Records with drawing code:
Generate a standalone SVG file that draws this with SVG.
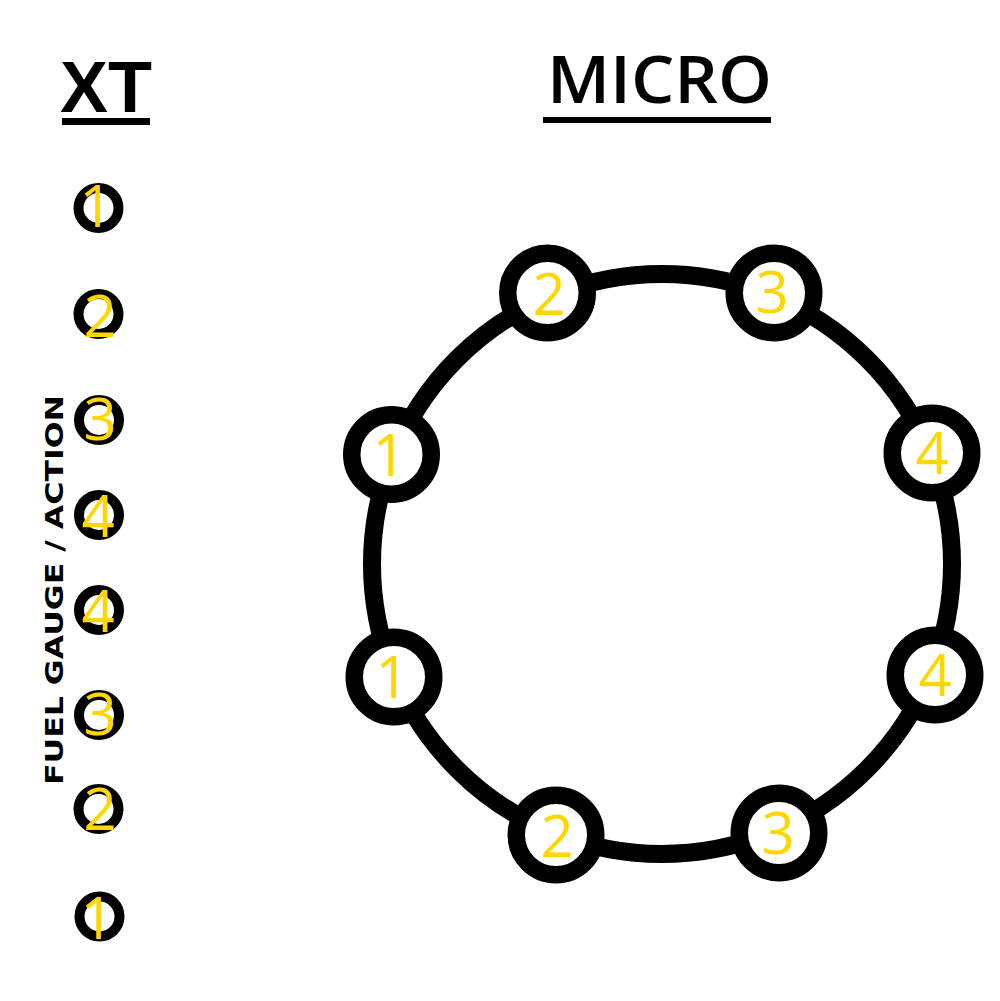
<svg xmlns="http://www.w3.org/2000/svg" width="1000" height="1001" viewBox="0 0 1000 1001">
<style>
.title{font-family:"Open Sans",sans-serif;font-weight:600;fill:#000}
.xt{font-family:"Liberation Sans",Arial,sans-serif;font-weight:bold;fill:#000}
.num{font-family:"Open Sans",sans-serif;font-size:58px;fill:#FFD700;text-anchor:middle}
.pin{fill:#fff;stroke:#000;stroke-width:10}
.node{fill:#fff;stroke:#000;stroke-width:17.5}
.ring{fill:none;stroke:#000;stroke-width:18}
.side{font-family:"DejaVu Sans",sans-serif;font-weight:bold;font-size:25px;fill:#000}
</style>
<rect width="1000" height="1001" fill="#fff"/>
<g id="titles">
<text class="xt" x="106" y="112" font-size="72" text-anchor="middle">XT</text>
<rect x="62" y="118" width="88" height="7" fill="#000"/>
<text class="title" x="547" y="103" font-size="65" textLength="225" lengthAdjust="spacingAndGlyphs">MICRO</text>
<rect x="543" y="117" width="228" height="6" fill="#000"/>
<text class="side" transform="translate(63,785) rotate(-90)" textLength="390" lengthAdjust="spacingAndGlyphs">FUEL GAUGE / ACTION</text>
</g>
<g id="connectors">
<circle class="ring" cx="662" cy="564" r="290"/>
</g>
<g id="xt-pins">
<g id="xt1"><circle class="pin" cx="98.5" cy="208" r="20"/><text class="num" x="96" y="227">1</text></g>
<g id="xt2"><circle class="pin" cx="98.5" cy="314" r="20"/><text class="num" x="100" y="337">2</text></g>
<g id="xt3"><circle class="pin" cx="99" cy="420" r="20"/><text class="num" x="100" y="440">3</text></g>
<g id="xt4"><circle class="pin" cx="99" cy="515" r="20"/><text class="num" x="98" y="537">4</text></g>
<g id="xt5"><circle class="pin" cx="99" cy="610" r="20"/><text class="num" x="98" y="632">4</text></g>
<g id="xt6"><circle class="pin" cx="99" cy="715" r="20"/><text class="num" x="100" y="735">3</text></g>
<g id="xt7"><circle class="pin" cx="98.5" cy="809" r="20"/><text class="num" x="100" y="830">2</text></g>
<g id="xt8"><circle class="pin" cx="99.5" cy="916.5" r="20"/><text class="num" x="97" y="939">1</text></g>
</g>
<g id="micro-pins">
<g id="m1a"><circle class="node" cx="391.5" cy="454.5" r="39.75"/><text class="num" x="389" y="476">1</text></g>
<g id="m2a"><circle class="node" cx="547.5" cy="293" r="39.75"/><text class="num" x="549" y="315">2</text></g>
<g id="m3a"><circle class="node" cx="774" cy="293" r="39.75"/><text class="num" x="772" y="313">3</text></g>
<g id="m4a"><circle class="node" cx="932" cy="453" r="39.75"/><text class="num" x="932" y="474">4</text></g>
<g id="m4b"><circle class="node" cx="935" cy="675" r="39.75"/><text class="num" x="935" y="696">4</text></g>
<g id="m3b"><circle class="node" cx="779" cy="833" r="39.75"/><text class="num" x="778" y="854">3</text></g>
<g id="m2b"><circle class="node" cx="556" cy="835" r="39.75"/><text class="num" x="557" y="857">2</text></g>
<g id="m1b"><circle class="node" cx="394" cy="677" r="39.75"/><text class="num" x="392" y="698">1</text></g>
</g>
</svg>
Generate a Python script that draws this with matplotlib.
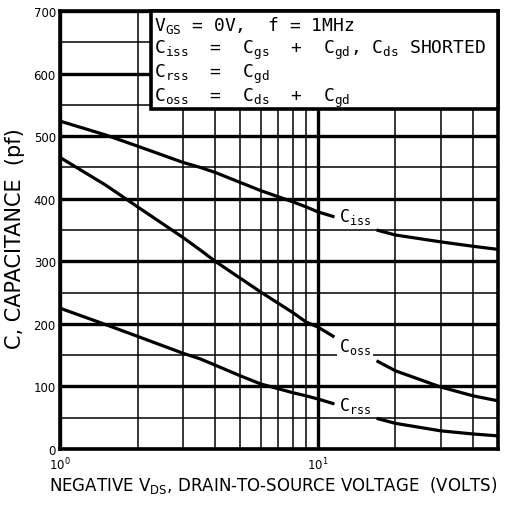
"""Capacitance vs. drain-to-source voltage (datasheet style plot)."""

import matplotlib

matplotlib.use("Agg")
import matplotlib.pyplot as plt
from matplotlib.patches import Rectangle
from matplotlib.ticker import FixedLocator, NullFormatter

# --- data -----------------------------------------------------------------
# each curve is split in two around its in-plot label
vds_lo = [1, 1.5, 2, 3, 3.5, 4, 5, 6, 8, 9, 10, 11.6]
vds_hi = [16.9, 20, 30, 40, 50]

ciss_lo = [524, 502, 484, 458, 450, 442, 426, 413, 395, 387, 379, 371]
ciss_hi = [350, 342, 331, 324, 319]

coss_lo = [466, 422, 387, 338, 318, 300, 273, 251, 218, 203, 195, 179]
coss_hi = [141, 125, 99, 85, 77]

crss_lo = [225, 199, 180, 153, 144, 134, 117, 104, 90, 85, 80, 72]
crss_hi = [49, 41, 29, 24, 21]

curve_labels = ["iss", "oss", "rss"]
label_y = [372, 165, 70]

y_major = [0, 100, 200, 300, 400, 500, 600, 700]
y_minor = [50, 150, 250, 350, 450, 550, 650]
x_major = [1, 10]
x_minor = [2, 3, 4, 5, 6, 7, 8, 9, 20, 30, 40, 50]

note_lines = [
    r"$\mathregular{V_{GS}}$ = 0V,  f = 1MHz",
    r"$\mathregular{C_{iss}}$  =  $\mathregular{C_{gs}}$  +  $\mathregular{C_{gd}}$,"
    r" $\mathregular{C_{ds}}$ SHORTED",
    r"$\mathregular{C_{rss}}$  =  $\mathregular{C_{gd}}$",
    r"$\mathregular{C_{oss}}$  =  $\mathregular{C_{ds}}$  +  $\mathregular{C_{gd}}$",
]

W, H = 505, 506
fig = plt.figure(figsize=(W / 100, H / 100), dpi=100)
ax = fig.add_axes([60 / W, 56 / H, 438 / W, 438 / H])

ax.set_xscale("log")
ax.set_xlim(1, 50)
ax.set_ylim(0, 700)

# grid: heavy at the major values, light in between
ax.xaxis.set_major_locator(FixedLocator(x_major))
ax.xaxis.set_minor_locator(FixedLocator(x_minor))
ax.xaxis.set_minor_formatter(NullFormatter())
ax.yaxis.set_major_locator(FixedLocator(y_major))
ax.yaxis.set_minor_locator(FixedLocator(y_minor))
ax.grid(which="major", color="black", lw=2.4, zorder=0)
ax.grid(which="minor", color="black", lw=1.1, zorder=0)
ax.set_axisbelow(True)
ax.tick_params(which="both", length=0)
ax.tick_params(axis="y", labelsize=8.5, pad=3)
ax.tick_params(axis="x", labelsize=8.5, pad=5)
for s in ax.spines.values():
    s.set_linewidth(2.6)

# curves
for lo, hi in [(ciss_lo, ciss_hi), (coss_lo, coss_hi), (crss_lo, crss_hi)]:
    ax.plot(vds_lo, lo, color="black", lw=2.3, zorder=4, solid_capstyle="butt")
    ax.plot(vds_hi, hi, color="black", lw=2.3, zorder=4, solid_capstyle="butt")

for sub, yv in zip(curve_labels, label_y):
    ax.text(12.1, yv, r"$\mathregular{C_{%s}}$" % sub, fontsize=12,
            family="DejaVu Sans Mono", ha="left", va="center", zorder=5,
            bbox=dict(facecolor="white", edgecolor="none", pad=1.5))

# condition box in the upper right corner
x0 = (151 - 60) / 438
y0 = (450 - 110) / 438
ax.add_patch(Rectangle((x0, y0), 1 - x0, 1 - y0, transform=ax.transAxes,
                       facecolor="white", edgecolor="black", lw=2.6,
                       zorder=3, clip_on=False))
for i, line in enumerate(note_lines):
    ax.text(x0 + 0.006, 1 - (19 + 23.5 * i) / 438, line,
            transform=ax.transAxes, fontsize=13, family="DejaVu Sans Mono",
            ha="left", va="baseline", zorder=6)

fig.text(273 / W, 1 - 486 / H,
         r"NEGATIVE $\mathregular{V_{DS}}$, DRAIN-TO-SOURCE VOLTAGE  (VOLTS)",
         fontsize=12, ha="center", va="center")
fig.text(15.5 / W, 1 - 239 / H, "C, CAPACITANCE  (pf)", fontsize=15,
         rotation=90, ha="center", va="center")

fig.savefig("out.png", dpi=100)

◆ THE REQUEST: Copy exactly the stretch of lines that starts at the line holding "Generate a Python" and ends at the line holding "label_y = [372, 165, 70]". Drop the pictures.

◆ WRITTEN SOLUTION:
Generate a Python script that draws this with matplotlib.
"""Capacitance vs. drain-to-source voltage (datasheet style plot)."""

import matplotlib

matplotlib.use("Agg")
import matplotlib.pyplot as plt
from matplotlib.patches import Rectangle
from matplotlib.ticker import FixedLocator, NullFormatter

# --- data -----------------------------------------------------------------
# each curve is split in two around its in-plot label
vds_lo = [1, 1.5, 2, 3, 3.5, 4, 5, 6, 8, 9, 10, 11.6]
vds_hi = [16.9, 20, 30, 40, 50]

ciss_lo = [524, 502, 484, 458, 450, 442, 426, 413, 395, 387, 379, 371]
ciss_hi = [350, 342, 331, 324, 319]

coss_lo = [466, 422, 387, 338, 318, 300, 273, 251, 218, 203, 195, 179]
coss_hi = [141, 125, 99, 85, 77]

crss_lo = [225, 199, 180, 153, 144, 134, 117, 104, 90, 85, 80, 72]
crss_hi = [49, 41, 29, 24, 21]

curve_labels = ["iss", "oss", "rss"]
label_y = [372, 165, 70]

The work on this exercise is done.